Следующий после «Путевки в жизнь», которую мы уже анализировали ранее[286]
, фильм о перековке бывших беспризорников в образцовых советских граждан был снят в 1955 году, т. е. через двадцать четыре года, когда самым очевидным образом назрела необходимость «перепроговорить» советский проект. Странное межвременье, наступившее в СССР сразу после смерти Сталина 5 марта 1953‐го и завершившееся отчетным докладом Хрущева на ХХ съезде КПСС 25 февраля 1956 года, было порой беспрерывных и вполне лихорадочных попыток нащупать новый алгоритм, согласно коему налаженная машинерия советского культурпроизводства смогла бы работать впредь, лишившись той основной скрепы, на которой она держалась последние лет двадцать, — постоянного и повсеместного присутствия Гения всех времен и народов, одним фактом своего существования легитимировавшего любое событие или, напротив, ввергавшего его в ничтожность. Весьма показательным образом лики Вождя, являвшие собой совершенно неотъемлемую составляющую всех визуальных рядов, которые так или иначе имели отношение к современности, начали постепенно сдавать позиции. И даже на первомайских политических плакатах портреты Сталина, которые еще за несколько лет до этого были бы смысловым центром изображения, бесследно исчезают, уступая место нейтрально-«нашим» красным полотнищам[287].Впрочем, проговаривать заново советский проект и искать для этого подходящий язык приходилось не только потому, что умер Сталин. СССР середины 1950‐х годов весьма существенно отличался от того СССР, для которого в начале тридцатых придумывался необольшевистский язык, устоявшийся к середине и концу десятилетия как язык сталинского имперского барокко.

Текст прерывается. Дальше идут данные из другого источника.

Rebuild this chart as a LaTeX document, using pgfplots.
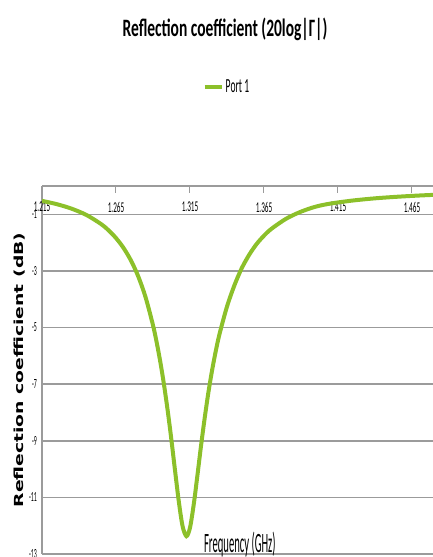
\documentclass[border=0pt]{standalone}
\usepackage{graphicx}
\usepackage{fontspec}
\setmainfont{Carlito}
\newfontfamily\djv{DejaVu Sans}
\usepackage{pgfplots}
\pgfplotsset{compat=1.18}
\definecolor{pgreen}{RGB}{140,192,42}
\definecolor{gridg}{RGB}{155,155,155}
\newcommand{\xt}[1]{\fontsize{15}{15}\selectfont\scalebox{0.48}[1]{#1}}
\newcommand{\yt}[1]{\fontsize{14}{14}\selectfont\scalebox{0.42}[1]{#1}}
\begin{document}
\begin{tikzpicture}
\path[use as bounding box] (0,0) rectangle (433pt,557pt);
\begin{axis}[
  at={(42pt,3pt)}, anchor=south west,
  scale only axis, width=391pt, height=368pt,
  xmin=1.215, xmax=1.4792, ymin=-13, ymax=0,
  axis x line*=top, axis y line*=left,
  axis line style={-, draw=gridg, line width=1.2pt},
  xtick={1.215,1.265,1.315,1.365,1.415,1.465},
  xticklabels={\xt{1.215},\xt{1.265},\xt{1.315},\xt{1.365},\xt{1.415},\xt{1.465}},
  xtick pos=right, xticklabel pos=right,
  tick align=inside, major tick length=7pt,
  xtick style={draw=gridg, line width=1pt},
  xticklabel style={anchor=north, yshift=-16pt, inner sep=0pt},
  ytick={-1,-3,-5,-7,-9,-11,-13},
  yticklabels={\yt{-1},\yt{-3},\yt{-5},\yt{-7},\yt{-9},\yt{-11},\yt{-13}},
  ytick style={draw=none},
  yticklabel style={anchor=east, inner sep=0pt, xshift=-5pt},
  ymajorgrids, major grid style={draw=gridg, line width=1.6pt},
  title={\fontsize{25}{25}\selectfont\bfseries\scalebox{0.62}[1]{Reflection coefficient (20log|Γ|)}},
  title style={at={(axis description cs:0.468,1.41)}, anchor=center, inner sep=0pt},
  xlabel={\fontsize{28}{28}\selectfont\scalebox{0.38}[1]{Frequency (GHz)}},
  xlabel style={at={(axis description cs:0.506,0.005)}, anchor=base, inner sep=0pt},
  ylabel={\djv\bfseries\fontsize{12.5}{12.5}\selectfont\scalebox{1.5}[1]{Reflection coefficient (dB)}},
  ylabel style={at={(axis description cs:-0.0563,0.5)}, anchor=center, inner sep=0pt},
  legend style={at={(axis description cs:0.473,1.269)}, anchor=center, draw=none, fill=none, inner sep=0pt,
    font=\fontsize{20}{20}\selectfont},
  legend cell align=left,
  legend image code/.code={\draw[#1, line width=4pt] (0pt,0pt) -- (17pt,0pt);},
]
\addplot[pgreen, line width=4pt, smooth, tension=0.5] coordinates {
(1.215,-0.525) (1.225,-0.642) (1.235,-0.801) (1.245,-1.023) (1.255,-1.347)
(1.260,-1.566) (1.265,-1.839) (1.270,-2.182) (1.275,-2.621) (1.280,-3.189)
(1.285,-3.933) (1.290,-4.919) (1.2925,-5.528) (1.295,-6.232) (1.2975,-7.042)
(1.300,-7.964) (1.3025,-8.996) (1.305,-10.10) (1.3075,-11.17) (1.310,-12.02)
(1.3126,-12.37)
(1.315,-12.07) (1.3175,-11.26) (1.320,-10.23) (1.3225,-9.16) (1.325,-8.17)
(1.3275,-7.27) (1.330,-6.49) (1.3325,-5.81) (1.335,-5.22) (1.340,-4.26)
(1.345,-3.51) (1.350,-2.90) (1.355,-2.43) (1.360,-2.05) (1.365,-1.755)
(1.370,-1.514) (1.380,-1.155) (1.390,-0.907) (1.400,-0.729) (1.410,-0.620)
(1.425,-0.513) (1.440,-0.436) (1.455,-0.380) (1.470,-0.336) (1.4797,-0.313)
};
\addlegendentry{\scalebox{0.48}[1]{Port 1}}
\end{axis}
\end{tikzpicture}
\end{document}
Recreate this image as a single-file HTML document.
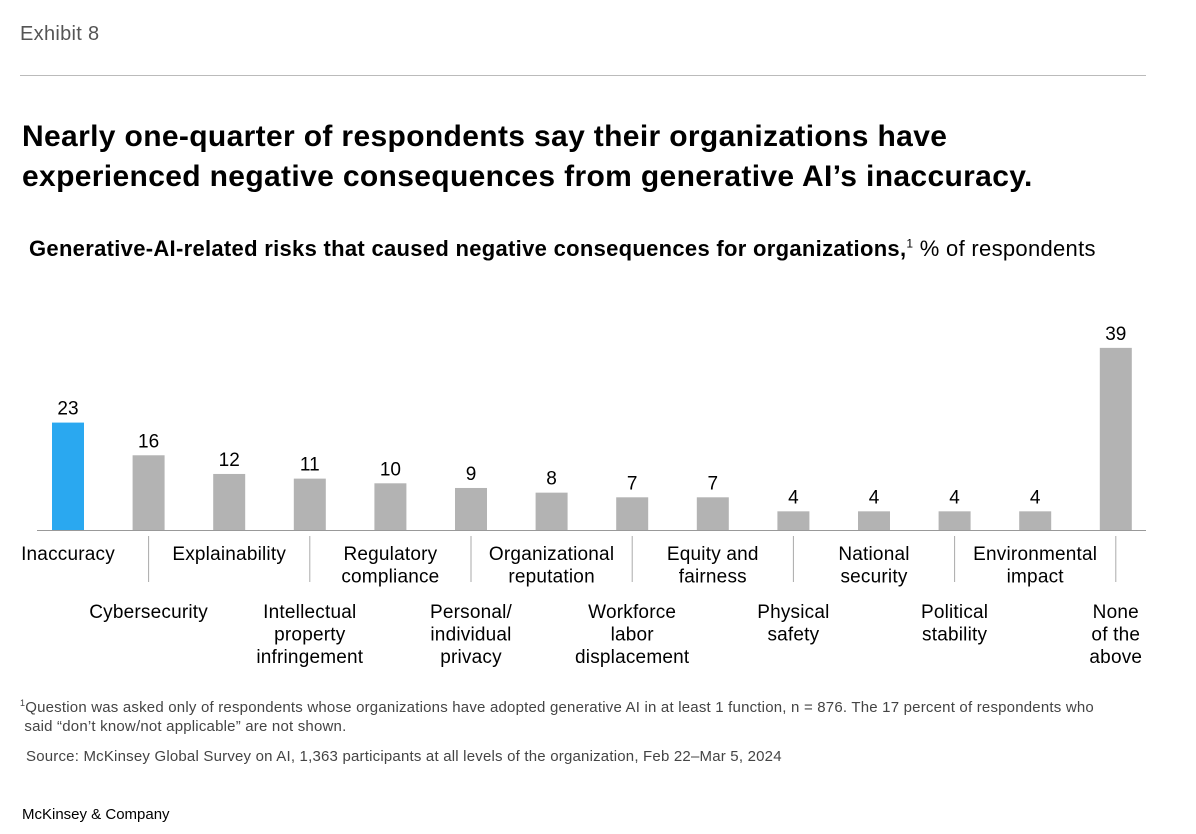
<!DOCTYPE html>
<html><head><meta charset="utf-8">
<style>
body{margin:0;width:1196px;height:834px;background:#fff;font-family:"Liberation Sans",sans-serif;color:#000;position:relative;overflow:hidden}
.a{position:absolute;margin:0}
</style></head><body>
<div class="a" style="left:20px;top:23px;font-size:20px;letter-spacing:0.3px;color:#555">Exhibit 8</div>
<div class="a" style="left:20px;top:75px;width:1126px;height:1px;background:#bbb"></div>
<div class="a" style="left:22px;top:117px;font-size:30px;letter-spacing:0.35px;font-weight:bold;line-height:40px;white-space:nowrap">Nearly one-quarter of respondents say their organizations have<br>experienced negative consequences from generative AI’s inaccuracy.</div>
<div class="a" style="left:29px;top:236px;font-size:22px;letter-spacing:0.3px;white-space:nowrap"><b>Generative-AI-related risks that caused negative consequences for organizations,</b><sup style="font-size:12px">1</sup> % of respondents</div>
<svg class="a" style="left:0;top:0" width="1196" height="834" id="chart"></svg>
<div class="a" style="left:20px;top:694px;font-size:15px;letter-spacing:0.2px;color:#444;line-height:19px;white-space:nowrap"><sup style="font-size:9px">1</sup>Question was asked only of respondents whose organizations have adopted generative AI in at least 1 function, n = 876. The 17 percent of respondents who<br>&nbsp;said “don’t know/not applicable” are not shown.</div>
<div class="a" style="left:26px;top:748px;font-size:15px;letter-spacing:0.2px;color:#444;white-space:nowrap">Source: McKinsey Global Survey on AI, 1,363 participants at all levels of the organization, Feb 22–Mar 5, 2024</div>
<div class="a" style="left:22px;top:806px;font-size:15px">McKinsey &amp; Company</div>
<script>
const categories=["Inaccuracy","Cybersecurity","Explainability","Intellectual|property|infringement","Regulatory|compliance","Personal/|individual|privacy","Organizational|reputation","Workforce|labor|displacement","Equity and|fairness","Physical|safety","National|security","Political|stability","Environmental|impact","None|of the|above"];
const values=[23,16,12,11,10,9,8,7,7,4,4,4,4,39];
const svg=document.getElementById('chart');const NS='http://www.w3.org/2000/svg';
const x0=68,step=80.6,base=530,scale=4.67,bw=32;
function xPos(i){return x0+i*step}
function yPos(v){return base-v*scale}
function mk(t,a){const e=document.createElementNS(NS,t);for(const k in a)e.setAttribute(k,a[k]);svg.appendChild(e);return e}
values.forEach((v,i)=>{
 const cx=xPos(i);
 const r=mk('rect',{x:cx-bw/2,y:yPos(v),width:bw,height:v*scale,fill:i===0?'#2aa8f0':'#b3b3b3'});
 
 
 const t=mk('text',{x:cx,y:yPos(v)-8,'text-anchor':'middle','font-size':19,'font-family':'Liberation Sans'});t.textContent=v;
 
 
 const lines=categories[i].split('|');const top=i%2===0?560:618;
 if(i%2===1){const l=mk('line',{x1:cx,x2:cx,y1:536,y2:582,stroke:'#aaa','stroke-width':1});
  
  }
 lines.forEach((s,j)=>{const tt=mk('text',{x:cx,y:top+j*22.5,'text-anchor':'middle','font-size':19,'letter-spacing':'0.2','font-family':'Liberation Sans'});tt.textContent=s;
  
  });
});
const ax=mk('line',{x1:37,x2:1146,y1:base+0.5,y2:base+0.5,stroke:'#999','stroke-width':1});


</script>
</body></html>
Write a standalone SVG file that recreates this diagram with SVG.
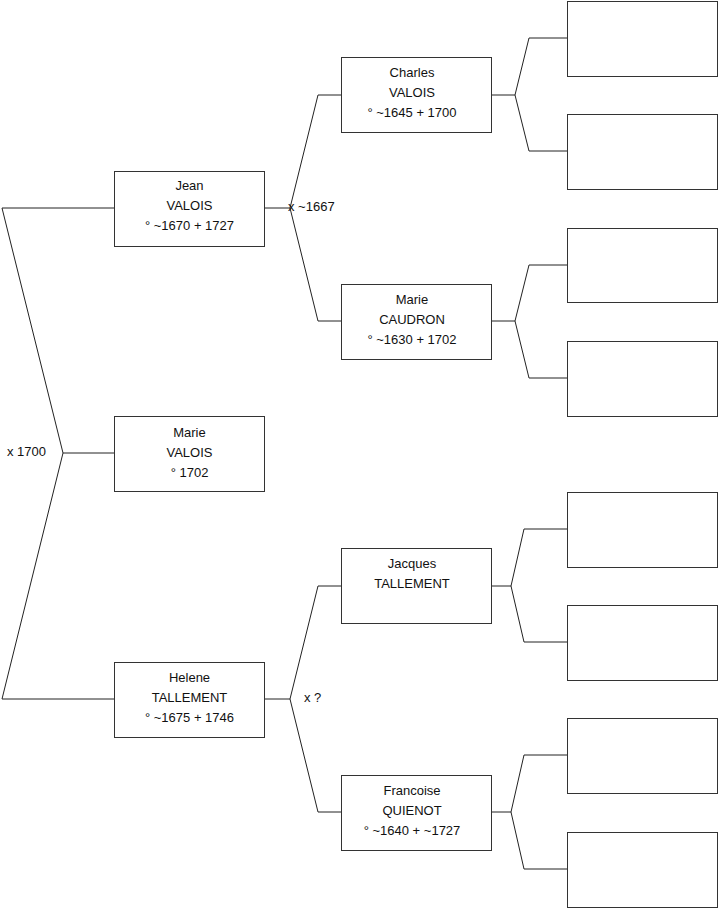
<svg xmlns="http://www.w3.org/2000/svg" width="719" height="908" viewBox="0 0 719 908">
<style>
.box{fill:#fff;stroke:#333;stroke-width:1}
.ln{fill:none;stroke:#222;stroke-width:1}
text{font-family:"Liberation Sans",Arial,sans-serif;font-size:13px;fill:#111;stroke:none;text-anchor:middle}
.lbl{text-anchor:start}
</style>
<rect width="719" height="908" fill="#fff"/>
<g id="connectors">
<g class="ln">
<polyline points="114,453 63,453"/>
<polyline points="114,208 2,208 63,453 2,699 114,699"/>
<polyline points="265,208 290,208"/>
<polyline points="341,95 318,95 290,208 318,321 341,321"/>
<polyline points="265,699 290,699"/>
<polyline points="341,586 318,586 290,699 318,812 341,812"/>
<polyline points="491,95 515,95"/>
<polyline points="567,38 529,38 515,95 529,151 567,151"/>
<polyline points="491,321 515,321"/>
<polyline points="567,265 529,265 515,321 529,378 567,378"/>
<polyline points="491,586 511,586"/>
<polyline points="567,529 524,529 511,586 524,642 567,642"/>
<polyline points="491,812 511,812"/>
<polyline points="567,755 524,755 511,812 524,869 567,869"/>
</g>
<text class="lbl" x="7" y="456">x 1700</text>
<text class="lbl" x="288" y="211">x ~1667</text>
<text class="lbl" x="304" y="702">x ?</text>
</g>
<g id="jean"><rect class="box" x="114.5" y="171.5" width="150" height="75"/><text x="189.5" y="190">Jean</text><text x="189.5" y="210">VALOIS</text><text x="189.5" y="230">° ~1670 + 1727</text></g>
<g id="marie-valois"><rect class="box" x="114.5" y="416.5" width="150" height="75"/><text x="189.5" y="437">Marie</text><text x="189.5" y="457">VALOIS</text><text x="189.5" y="477">° 1702</text></g>
<g id="helene"><rect class="box" x="114.5" y="662.5" width="150" height="75"/><text x="189.5" y="682">Helene</text><text x="189.5" y="702">TALLEMENT</text><text x="189.5" y="722">° ~1675 + 1746</text></g>
<g id="charles"><rect class="box" x="341.5" y="57.5" width="150" height="75"/><text x="412" y="77">Charles</text><text x="412" y="97">VALOIS</text><text x="412" y="117">° ~1645 + 1700</text></g>
<g id="marie-caudron"><rect class="box" x="341.5" y="284.5" width="150" height="75"/><text x="412" y="304">Marie</text><text x="412" y="324">CAUDRON</text><text x="412" y="344">° ~1630 + 1702</text></g>
<g id="jacques"><rect class="box" x="341.5" y="548.5" width="150" height="75"/><text x="412" y="568">Jacques</text><text x="412" y="588">TALLEMENT</text></g>
<g id="francoise"><rect class="box" x="341.5" y="775.5" width="150" height="75"/><text x="412" y="795">Francoise</text><text x="412" y="815">QUIENOT</text><text x="412" y="835">° ~1640 + ~1727</text></g>
<g id="p1"><rect class="box" x="567.5" y="1.5" width="150" height="75"/></g>
<g id="p2"><rect class="box" x="567.5" y="114.5" width="150" height="75"/></g>
<g id="p3"><rect class="box" x="567.5" y="228.5" width="150" height="74"/></g>
<g id="p4"><rect class="box" x="567.5" y="341.5" width="150" height="75"/></g>
<g id="p5"><rect class="box" x="567.5" y="492.5" width="150" height="75"/></g>
<g id="p6"><rect class="box" x="567.5" y="605.5" width="150" height="75"/></g>
<g id="p7"><rect class="box" x="567.5" y="718.5" width="150" height="75"/></g>
<g id="p8"><rect class="box" x="567.5" y="832.5" width="150" height="75"/></g>
</svg>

Что было: гигантский фаланстер с элитами, живущими в постоянном страхе перед репрессиями, и люмпенизированным населением, готовым — из чистого чувства самосохранения — видеть (и выявлять!) врага в ком угодно, но прежде всего в представителях элит. Цементирующей основой этого фаланстера был уравнительный дискурс, легитимированный присутствием исключительной богоподобной личности, на макиавеллиевский манер наделенной всеми политическими добродетелями, — дискурс о первой в мире республике рабочих и крестьян, окруженной со всех сторон буржуазно-фашистской нечистью и подтачиваемой изнутри недобитками, перерожденцами и агентами лихтенштейнской разведки, о республике, которая, несмотря на все эти неимоверные трудности, строит социализм в одной отдельно взятой стране и готова на любые жертвы ради грядущего счастья.
Что стало: народившаяся в результате Второй мировой войны сверхдержава с претензией на мировое господство, с устойчивым чувством национальной исключительности и цивилизаторского мессианства, свойственным в той или иной форме и степени всем социальным стратам, включая по-прежнему люмпенизированные «широкие массы советских людей». Занявший все сколько-нибудь ключевые позиции в самых разных областях — от армии и силовых структур до науки, образования и творческих профессий — бюрократический средний класс, живший на статусную ренту и почти переставший бояться возможности оказаться ни с того ни с сего в очередном списке врагов народа[288]
.Что требовалось: новый легитимирующий дискурс с акцентами на исключительности и цивилизаторской миссии, с правом некоего коллективного «мы» учить и вести за собой всех, кто еще не причастился свету марксистской диалектики, а также с закреплением за властью права учить и вести за собой «нас самих», причем уже не в силу божественного статуса вождя, но в силу монопольного и квалифицированного доступа партии к «высшему знанию». Знание это, как показывает практика, зачастую носило сугубо интуитивный, ситуативно обусловленный характер, и источником его была «невидимая рука истории» — что автоматически снимало вопрос о возможных (в прошлом и в будущем) ошибках и о том, насколько «творчески» можно понимать тот же марксизм, который, как известно, «не догма», в отличие от мертворожденных кабинетных теорий.